Hasta que un tábano, o un enjambre de ellos, les picaba en el lomo y salían disparadas en todas las direcciones. El caos. Corriendo detrás de ellas para amansarlas, otras regresando espantadas al pueblo, el enfado de los progenitores (“para una cosa que tenéis que hacer, la hacéis mal”). Así que, al día siguiente, con el castigo a cuestas de no cenar por no haber cumplido como era debido con nuestra misión infantil de boyeros, nos volvíamos agresivos con los pacíficos animales y en cuanto hacían el menor movimiento de salirse de la vera del camino, la vara tiesa estaba ligera y suelta para sacudirla en el lomo.

No, no voy a entrar en detalles de cómo en primavera, acaso aburridos de travesuras en las fronteras internas del pueblo, íbamos al monte, buscando entre los robledales espesos los huevos de paloma torcaz, azor, pájaro carpintero o lo que se terciase con objetivos meramente culinarios. Recoger cuantos éramos capaces para después hacernos una tortilla. Delito de lesa majestad, y con razón, hoy en día.

Así que, en estos días de encierro, antes nunca, con las prisas, me había fijado tanto, tenemos por el patio al menos media docena de gatos. Si no me equivoco, algunos se parecen sospechosamente, han creado una gatería más bien endogámica. Deben de andar por la tercera o cuarta generación. A mí, personalmente, mientras no entren en la vivienda, no me molestan demasiado, a veces hasta me resultan graciosos cuando trepan por el tronco del almendro.
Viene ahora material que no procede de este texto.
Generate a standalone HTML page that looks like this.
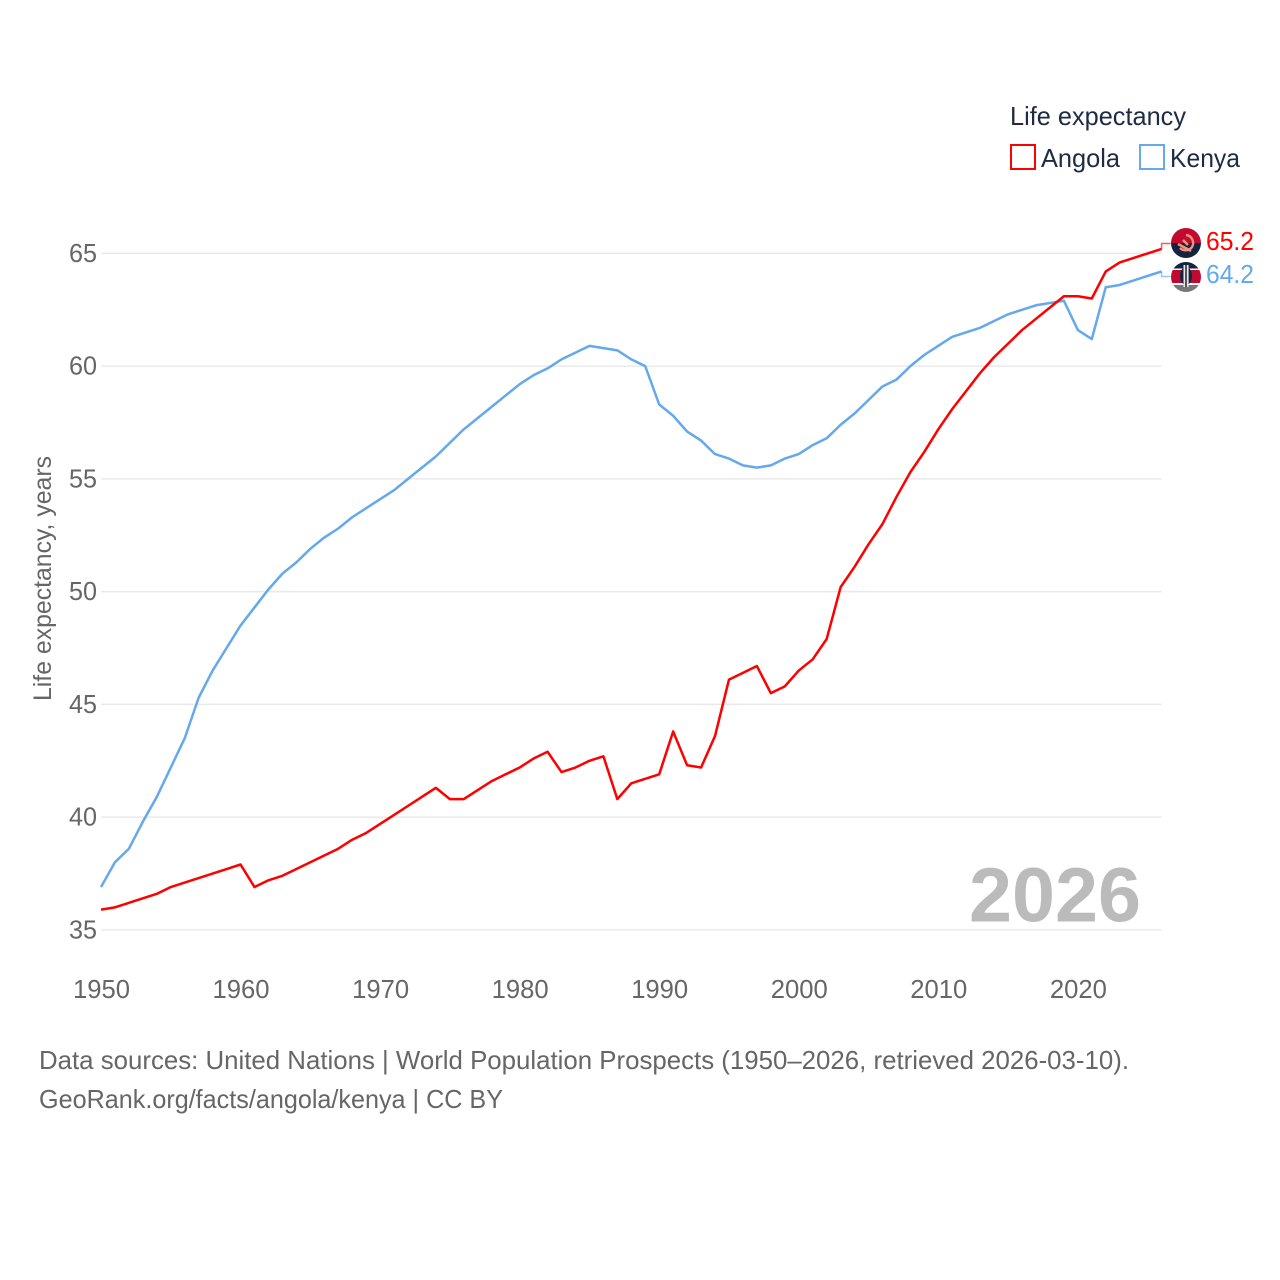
<!DOCTYPE html>
<html>
<head>
<meta charset="utf-8">
<title>Life expectancy: Angola and Kenya</title>
<style>
html,body{margin:0;padding:0;background:#fff;}
svg{display:block;}
text{font-family:"Liberation Sans",sans-serif;}
</style>
</head>
<body>
<svg id="chart" xmlns="http://www.w3.org/2000/svg" width="1280" height="1280" viewBox="0 0 1280 1280">
  <defs>
    <clipPath id="clip-a"><circle cx="1186" cy="243" r="15"/></clipPath>
    <clipPath id="clip-k"><circle cx="1186" cy="277" r="15"/></clipPath>
  </defs>
  <rect width="1280" height="1280" fill="#fff"/>
  <g id="grid"></g>
  <g id="ylabels"></g>
  <g id="xlabels"></g>
  <text transform="translate(51,701) rotate(-90)" font-size="25" fill="#666" textLength="245" lengthAdjust="spacingAndGlyphs">Life expectancy, years</text>

  <text id="year-label" x="969" y="921.5" font-size="77" font-weight="bold" fill="#bbbbbb" textLength="172" lengthAdjust="spacingAndGlyphs">2026</text>

  <g id="series"></g>

  <g clip-path="url(#clip-a)">
    <rect x="1170" y="227" width="32" height="16" fill="#c20a2e"/>
    <rect x="1170" y="243" width="32" height="16" fill="#14233f"/>
    <path d="M1186 235 A8 8 0 0 1 1192 247 A8 8 0 0 1 1180 248" fill="none" stroke="#f09080" stroke-width="2.4"/>
    <path d="M1178 244 L1191 251" fill="none" stroke="#f09080" stroke-width="2.6"/>
    <path d="M1183 240 L1188 245" fill="none" stroke="#f09080" stroke-width="2.6"/>
  </g>
  <g clip-path="url(#clip-k)">
    <rect x="1170" y="261" width="32" height="8" fill="#14233f"/>
    <rect x="1170" y="268.5" width="32" height="1.5" fill="#fff"/>
    <rect x="1170" y="270" width="32" height="13" fill="#c20a30"/>
    <rect x="1170" y="283" width="32" height="2" fill="#fff"/>
    <rect x="1170" y="285" width="32" height="8" fill="#777"/>
    <ellipse cx="1186" cy="276" rx="6" ry="9" fill="#14233f"/>
    <rect x="1183.5" y="265" width="1.6" height="22" fill="#e8e8e8"/>
    <rect x="1187" y="265" width="1.6" height="22" fill="#e8e8e8"/>
    <rect x="1185" y="265" width="2" height="22" fill="#555"/>
  </g>

  <g id="end-labels"></g>

  <g>
    <text x="1010" y="125" font-size="26" fill="#1d2b45" textLength="176" lengthAdjust="spacingAndGlyphs">Life expectancy</text>
    <g>
      <rect x="1011" y="145" width="24" height="24" fill="#fff" stroke="#ff0000" stroke-width="2"/>
      <text x="1041" y="167" font-size="26" fill="#1d2b45" textLength="79" lengthAdjust="spacingAndGlyphs">Angola</text>
    </g>
    <g>
      <rect x="1140" y="145" width="24" height="24" fill="#fff" stroke="#64a8ee" stroke-width="2"/>
      <text x="1170" y="167" font-size="26" fill="#1d2b45" textLength="70" lengthAdjust="spacingAndGlyphs">Kenya</text>
    </g>
  </g>

  <text x="39" y="1069" font-size="26" fill="#666" textLength="1090" lengthAdjust="spacingAndGlyphs">Data sources: United Nations | World Population Prospects (1950–2026, retrieved 2026-03-10).</text>
  <text x="39" y="1108" font-size="26" fill="#666" textLength="464" lengthAdjust="spacingAndGlyphs">GeoRank.org/facts/angola/kenya | CC BY</text>
</svg>
<script>
var startYear = 1950;
var yTicks = [35, 40, 45, 50, 55, 60, 65];
var xTicks = [1950, 1960, 1970, 1980, 1990, 2000, 2010, 2020];
var angola = [35.9,36.0,36.2,36.4,36.6,36.9,37.1,37.3,37.5,37.7,
  37.9,36.9,37.2,37.4,37.7,38.0,38.3,38.6,39.0,39.3,
  39.7,40.1,40.5,40.9,41.3,40.8,40.8,41.2,41.6,41.9,
  42.2,42.6,42.9,42.0,42.2,42.5,42.7,40.8,41.5,41.7,
  41.9,43.8,42.3,42.2,43.6,46.1,46.4,46.7,45.5,45.8,
  46.5,47.0,47.9,50.2,51.1,52.1,53.0,54.2,55.3,56.2,
  57.2,58.1,58.9,59.7,60.4,61.0,61.6,62.1,62.6,63.1,
  63.1,63.0,64.2,64.6,64.8,65.0,65.2];
var kenya = [36.9,38.0,38.6,39.8,40.9,42.2,43.5,45.3,46.5,47.5,
  48.5,49.3,50.1,50.8,51.3,51.9,52.4,52.8,53.3,53.7,
  54.1,54.5,55.0,55.5,56.0,56.6,57.2,57.7,58.2,58.7,
  59.2,59.6,59.9,60.3,60.6,60.9,60.8,60.7,60.3,60.0,
  58.3,57.8,57.1,56.7,56.1,55.9,55.6,55.5,55.6,55.9,
  56.1,56.5,56.8,57.4,57.9,58.5,59.1,59.4,60.0,60.5,
  60.9,61.3,61.5,61.7,62.0,62.3,62.5,62.7,62.8,62.9,
  61.6,61.2,63.5,63.6,63.8,64.0,64.2];

var NS = 'http://www.w3.org/2000/svg';
function xScale(year) { return 101 + (year - 1950) * 13.955; }
function yScale(v) { return 929.9 - (v - 35) * 22.55; }
function make(tag, attrs, parent, content) {
  var el = document.createElementNS(NS, tag);
  for (var k in attrs) el.setAttribute(k, attrs[k]);
  if (content !== undefined) el.textContent = content;
  parent.appendChild(el);
  return el;
}
var grid = document.getElementById('grid');
var yl = document.getElementById('ylabels');
var xl = document.getElementById('xlabels');
var series = document.getElementById('series');
var ends = document.getElementById('end-labels');

yTicks.forEach(function (t) {
  var line = make('line', {x1: 101, x2: 1161.5, y1: yScale(t), y2: yScale(t), stroke: '#e9e9e9', 'stroke-width': 1.5}, grid);
  
  
  var label = make('text', {x: 97, y: yScale(t) + 8.5, 'font-size': 26, fill: '#666', 'text-anchor': 'end', textLength: 28, lengthAdjust: 'spacingAndGlyphs'}, yl, String(t));
  
  
});
xTicks.forEach(function (t) {
  var label = make('text', {x: xScale(t) + 0.5, y: 998, 'font-size': 26, fill: '#666', 'text-anchor': 'middle', textLength: 57, lengthAdjust: 'spacingAndGlyphs'}, xl, String(t));
  
  
});

function drawSeries(values, color, labelY, name) {
  var pts = values.map(function (v, i) { return xScale(startYear + i).toFixed(2) + ',' + yScale(v).toFixed(2); });
  var lastX = xScale(startYear + values.length - 1);
  var lastY = yScale(values[values.length - 1]);
  var conn = make('path', {d: 'M' + lastX + ' ' + lastY + ' V' + labelY + ' H' + (lastX + 9), fill: 'none', stroke: color, 'stroke-width': 1.5, 'stroke-opacity': 0.65}, series);
  
  
  var line = make('polyline', {points: pts.join(' '), fill: 'none', stroke: color, 'stroke-width': 2.5, 'stroke-linejoin': 'round'}, series);
  
  
  var txt = make('text', {x: 1206, y: labelY + 6.5, 'font-size': 26, fill: color, textLength: 48, lengthAdjust: 'spacingAndGlyphs'}, ends, values[values.length - 1].toFixed(1));
  
  
}
drawSeries(kenya, '#64a8ee', 276.5, 'kenya');
drawSeries(angola, '#ff0000', 243.5, 'angola');
</script>
</body>
</html>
Pero no puedo evitar ese doble rasero que siempre he tenido hacia los animales. Por mí, si quieren estar por ahí, libres, me parece bien. Hace poco escuché un comentario de que cuando los animales domésticos tengan obligaciones, no solo derechos, entonces el mundo será más justo. Quizá sea una afirmación algo exagerada. Mi hijo se ha pasado media tarde acariciando al único que es más sumiso. Quizá esto también sea una forma de hacer justicia, los hijos compensan las culpas de los padres, por aquellos que yo arrojé a la corriente.

En todo caso, de una cosa estoy seguro. No seré yo el que vaya a comprarles croquetas a Mercadona. Mientras tanto, espero que todos mis delitos infantiles hayan prescrito.